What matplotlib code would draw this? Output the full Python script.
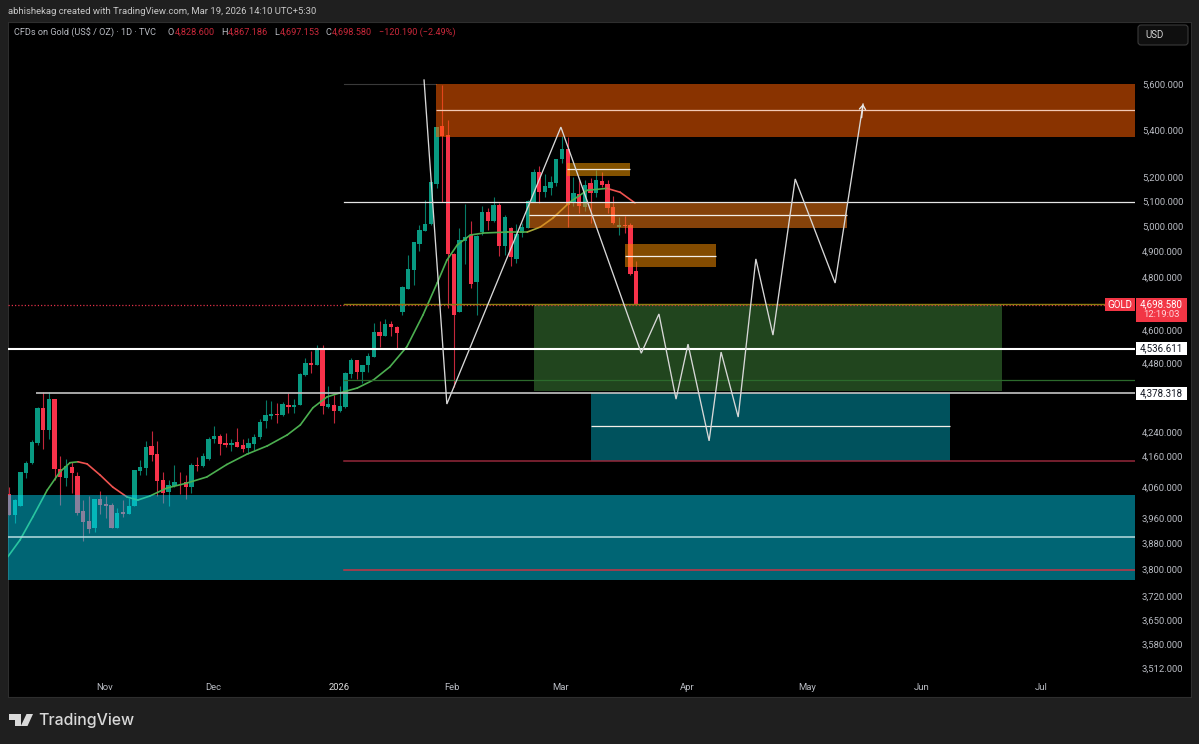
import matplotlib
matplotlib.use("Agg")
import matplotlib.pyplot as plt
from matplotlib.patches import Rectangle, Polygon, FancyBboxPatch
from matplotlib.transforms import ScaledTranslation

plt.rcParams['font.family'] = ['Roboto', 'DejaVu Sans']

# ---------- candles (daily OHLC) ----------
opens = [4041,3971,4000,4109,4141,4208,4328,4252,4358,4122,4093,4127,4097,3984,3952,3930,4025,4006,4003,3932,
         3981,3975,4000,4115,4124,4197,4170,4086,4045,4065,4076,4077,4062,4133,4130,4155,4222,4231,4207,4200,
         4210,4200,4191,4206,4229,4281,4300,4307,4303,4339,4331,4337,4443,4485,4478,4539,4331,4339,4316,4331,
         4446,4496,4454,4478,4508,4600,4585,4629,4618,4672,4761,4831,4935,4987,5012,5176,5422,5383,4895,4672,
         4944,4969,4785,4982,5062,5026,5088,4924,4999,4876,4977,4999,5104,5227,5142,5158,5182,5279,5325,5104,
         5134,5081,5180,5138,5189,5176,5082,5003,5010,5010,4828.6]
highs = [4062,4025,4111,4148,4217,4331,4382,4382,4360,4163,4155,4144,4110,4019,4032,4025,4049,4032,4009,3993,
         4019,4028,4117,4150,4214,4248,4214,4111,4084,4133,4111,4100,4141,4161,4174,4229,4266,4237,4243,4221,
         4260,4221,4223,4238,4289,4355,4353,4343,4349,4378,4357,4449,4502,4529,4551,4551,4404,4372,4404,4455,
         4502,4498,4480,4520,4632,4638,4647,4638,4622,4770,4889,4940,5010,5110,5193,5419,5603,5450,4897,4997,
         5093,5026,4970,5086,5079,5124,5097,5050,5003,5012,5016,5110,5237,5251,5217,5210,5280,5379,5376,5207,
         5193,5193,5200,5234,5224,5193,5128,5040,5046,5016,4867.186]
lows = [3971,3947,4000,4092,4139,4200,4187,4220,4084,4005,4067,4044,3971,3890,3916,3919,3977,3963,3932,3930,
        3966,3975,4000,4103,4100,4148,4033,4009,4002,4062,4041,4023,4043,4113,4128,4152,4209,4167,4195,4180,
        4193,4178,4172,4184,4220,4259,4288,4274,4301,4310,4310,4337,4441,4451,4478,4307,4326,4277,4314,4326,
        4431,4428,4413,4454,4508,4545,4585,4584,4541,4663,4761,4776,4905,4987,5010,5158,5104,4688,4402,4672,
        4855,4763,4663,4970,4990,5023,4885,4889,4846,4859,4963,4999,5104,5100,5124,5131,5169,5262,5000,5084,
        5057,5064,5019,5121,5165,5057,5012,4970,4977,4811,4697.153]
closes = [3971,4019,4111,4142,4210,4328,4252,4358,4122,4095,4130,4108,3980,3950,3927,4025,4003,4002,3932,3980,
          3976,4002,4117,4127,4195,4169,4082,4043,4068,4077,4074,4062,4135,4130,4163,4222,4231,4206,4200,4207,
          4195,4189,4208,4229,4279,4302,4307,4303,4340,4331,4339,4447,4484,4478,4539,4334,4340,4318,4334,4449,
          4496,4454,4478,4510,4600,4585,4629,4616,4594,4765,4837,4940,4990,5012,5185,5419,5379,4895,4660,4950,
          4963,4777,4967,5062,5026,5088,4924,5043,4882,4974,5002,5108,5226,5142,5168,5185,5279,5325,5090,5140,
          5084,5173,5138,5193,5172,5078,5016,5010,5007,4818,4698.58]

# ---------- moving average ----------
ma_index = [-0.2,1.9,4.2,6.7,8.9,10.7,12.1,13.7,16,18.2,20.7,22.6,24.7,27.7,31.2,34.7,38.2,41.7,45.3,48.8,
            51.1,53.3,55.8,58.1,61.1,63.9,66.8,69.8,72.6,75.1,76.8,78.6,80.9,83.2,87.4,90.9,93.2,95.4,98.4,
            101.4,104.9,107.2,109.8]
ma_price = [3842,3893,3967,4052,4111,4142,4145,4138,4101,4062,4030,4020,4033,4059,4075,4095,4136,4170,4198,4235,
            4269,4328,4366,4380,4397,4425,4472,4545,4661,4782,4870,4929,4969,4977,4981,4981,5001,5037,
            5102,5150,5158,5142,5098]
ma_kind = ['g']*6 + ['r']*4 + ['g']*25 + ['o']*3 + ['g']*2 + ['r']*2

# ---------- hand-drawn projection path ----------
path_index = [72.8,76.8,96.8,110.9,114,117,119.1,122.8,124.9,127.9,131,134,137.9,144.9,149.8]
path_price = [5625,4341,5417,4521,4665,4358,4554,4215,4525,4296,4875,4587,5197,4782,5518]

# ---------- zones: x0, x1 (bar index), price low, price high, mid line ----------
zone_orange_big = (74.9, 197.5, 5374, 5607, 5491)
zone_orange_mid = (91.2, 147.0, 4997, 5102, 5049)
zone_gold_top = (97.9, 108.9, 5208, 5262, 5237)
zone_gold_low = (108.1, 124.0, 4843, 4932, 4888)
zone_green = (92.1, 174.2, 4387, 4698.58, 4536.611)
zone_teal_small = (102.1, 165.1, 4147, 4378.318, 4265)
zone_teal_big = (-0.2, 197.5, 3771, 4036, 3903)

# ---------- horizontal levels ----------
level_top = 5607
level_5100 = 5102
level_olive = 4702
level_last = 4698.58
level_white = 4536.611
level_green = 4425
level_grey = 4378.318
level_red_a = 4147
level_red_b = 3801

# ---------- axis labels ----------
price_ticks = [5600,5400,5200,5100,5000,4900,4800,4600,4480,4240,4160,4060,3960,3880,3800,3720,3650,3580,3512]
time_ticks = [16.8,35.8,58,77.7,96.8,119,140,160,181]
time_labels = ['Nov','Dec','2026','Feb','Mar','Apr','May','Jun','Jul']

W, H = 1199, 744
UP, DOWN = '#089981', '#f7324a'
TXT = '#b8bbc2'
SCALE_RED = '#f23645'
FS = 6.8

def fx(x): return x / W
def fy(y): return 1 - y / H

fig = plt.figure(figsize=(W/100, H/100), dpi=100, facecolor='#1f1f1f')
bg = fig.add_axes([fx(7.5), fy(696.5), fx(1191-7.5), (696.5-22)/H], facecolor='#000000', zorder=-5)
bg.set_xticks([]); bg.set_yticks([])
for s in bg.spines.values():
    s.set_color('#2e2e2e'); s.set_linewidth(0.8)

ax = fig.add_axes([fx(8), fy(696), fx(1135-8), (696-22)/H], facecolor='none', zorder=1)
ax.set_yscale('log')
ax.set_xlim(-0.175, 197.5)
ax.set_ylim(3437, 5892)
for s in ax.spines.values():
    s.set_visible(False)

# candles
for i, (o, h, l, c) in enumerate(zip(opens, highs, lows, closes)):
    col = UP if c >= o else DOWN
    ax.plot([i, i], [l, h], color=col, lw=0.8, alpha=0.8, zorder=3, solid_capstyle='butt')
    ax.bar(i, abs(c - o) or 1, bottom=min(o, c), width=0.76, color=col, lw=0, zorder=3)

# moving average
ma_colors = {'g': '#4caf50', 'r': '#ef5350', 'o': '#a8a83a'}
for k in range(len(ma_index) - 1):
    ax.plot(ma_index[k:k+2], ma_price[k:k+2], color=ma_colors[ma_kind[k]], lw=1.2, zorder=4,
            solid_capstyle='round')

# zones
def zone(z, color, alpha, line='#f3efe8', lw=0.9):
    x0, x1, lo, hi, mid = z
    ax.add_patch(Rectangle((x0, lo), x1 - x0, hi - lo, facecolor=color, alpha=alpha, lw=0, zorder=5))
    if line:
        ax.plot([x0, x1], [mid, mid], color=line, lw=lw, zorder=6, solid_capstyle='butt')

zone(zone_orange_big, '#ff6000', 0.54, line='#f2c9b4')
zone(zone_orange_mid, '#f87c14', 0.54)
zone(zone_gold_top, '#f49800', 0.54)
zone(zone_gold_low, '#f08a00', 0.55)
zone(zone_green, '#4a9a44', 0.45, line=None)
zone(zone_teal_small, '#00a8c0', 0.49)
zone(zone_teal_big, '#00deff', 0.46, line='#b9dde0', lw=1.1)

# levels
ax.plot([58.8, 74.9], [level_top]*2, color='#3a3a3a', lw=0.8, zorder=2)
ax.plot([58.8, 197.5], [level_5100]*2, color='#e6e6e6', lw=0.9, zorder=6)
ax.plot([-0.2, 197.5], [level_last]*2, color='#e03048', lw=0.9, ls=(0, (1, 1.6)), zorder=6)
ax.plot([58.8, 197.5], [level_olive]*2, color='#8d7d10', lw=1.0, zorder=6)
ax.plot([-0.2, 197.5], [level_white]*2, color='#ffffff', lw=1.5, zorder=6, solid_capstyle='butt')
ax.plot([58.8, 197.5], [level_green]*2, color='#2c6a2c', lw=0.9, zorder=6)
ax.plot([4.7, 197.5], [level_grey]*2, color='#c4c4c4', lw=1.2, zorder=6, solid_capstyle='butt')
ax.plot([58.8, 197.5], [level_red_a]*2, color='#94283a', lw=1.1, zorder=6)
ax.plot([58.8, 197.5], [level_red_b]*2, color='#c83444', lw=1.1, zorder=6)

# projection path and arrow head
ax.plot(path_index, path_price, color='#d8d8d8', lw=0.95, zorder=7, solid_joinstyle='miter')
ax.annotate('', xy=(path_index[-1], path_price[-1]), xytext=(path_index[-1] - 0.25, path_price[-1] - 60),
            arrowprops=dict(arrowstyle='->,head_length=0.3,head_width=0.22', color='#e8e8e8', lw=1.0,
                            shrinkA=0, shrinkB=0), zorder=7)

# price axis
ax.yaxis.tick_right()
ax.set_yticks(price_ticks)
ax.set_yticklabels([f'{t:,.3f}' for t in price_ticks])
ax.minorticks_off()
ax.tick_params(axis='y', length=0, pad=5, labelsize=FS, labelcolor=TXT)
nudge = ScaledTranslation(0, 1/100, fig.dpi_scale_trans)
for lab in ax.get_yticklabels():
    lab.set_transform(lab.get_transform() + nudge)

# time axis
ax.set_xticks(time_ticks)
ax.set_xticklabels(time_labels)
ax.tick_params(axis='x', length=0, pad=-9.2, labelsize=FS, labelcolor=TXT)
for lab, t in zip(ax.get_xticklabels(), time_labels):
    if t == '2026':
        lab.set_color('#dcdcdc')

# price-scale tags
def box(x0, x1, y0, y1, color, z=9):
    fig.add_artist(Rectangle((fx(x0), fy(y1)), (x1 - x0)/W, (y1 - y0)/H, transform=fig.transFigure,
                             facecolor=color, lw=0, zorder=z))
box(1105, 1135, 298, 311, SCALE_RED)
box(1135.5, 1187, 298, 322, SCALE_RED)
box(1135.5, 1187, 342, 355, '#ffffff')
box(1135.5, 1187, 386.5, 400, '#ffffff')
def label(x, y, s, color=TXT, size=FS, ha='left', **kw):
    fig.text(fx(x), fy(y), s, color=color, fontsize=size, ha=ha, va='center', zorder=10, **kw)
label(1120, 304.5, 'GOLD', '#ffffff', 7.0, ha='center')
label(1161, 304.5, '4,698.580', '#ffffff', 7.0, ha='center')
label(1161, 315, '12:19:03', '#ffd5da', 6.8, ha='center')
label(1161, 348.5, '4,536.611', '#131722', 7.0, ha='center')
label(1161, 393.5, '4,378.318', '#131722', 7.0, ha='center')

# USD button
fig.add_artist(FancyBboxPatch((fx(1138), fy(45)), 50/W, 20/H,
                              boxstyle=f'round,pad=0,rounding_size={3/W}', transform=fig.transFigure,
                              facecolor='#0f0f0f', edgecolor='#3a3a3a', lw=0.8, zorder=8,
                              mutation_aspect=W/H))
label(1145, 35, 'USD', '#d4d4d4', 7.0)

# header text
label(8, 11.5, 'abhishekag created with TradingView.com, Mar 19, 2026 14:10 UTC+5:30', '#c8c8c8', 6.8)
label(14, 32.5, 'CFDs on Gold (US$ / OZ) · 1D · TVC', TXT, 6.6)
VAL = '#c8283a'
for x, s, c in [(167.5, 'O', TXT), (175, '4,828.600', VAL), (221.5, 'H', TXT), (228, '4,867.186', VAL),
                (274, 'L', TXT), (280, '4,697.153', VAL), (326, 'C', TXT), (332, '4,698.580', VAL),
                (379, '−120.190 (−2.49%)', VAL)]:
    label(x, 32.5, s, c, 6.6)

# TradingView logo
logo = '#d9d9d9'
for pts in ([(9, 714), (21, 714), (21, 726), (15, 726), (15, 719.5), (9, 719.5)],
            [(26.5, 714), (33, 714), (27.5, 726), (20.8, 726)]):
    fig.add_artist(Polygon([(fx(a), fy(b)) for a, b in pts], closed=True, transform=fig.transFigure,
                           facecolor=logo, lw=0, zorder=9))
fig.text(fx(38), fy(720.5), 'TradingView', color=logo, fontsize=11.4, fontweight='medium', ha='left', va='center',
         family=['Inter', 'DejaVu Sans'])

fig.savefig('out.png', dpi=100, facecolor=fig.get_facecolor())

» WHAT THE EXERCISE ASKS
Only the lines from the top of the data through the line with "plt.rcParams['font.family'] = ['Roboto', 'DejaVu" should be quoted, exactly and with both ends kept; skip the pictures.

» SOLUTION
What matplotlib code would draw this? Output the full Python script.
import matplotlib
matplotlib.use("Agg")
import matplotlib.pyplot as plt
from matplotlib.patches import Rectangle, Polygon, FancyBboxPatch
from matplotlib.transforms import ScaledTranslation

plt.rcParams['font.family'] = ['Roboto', 'DejaVu Sans']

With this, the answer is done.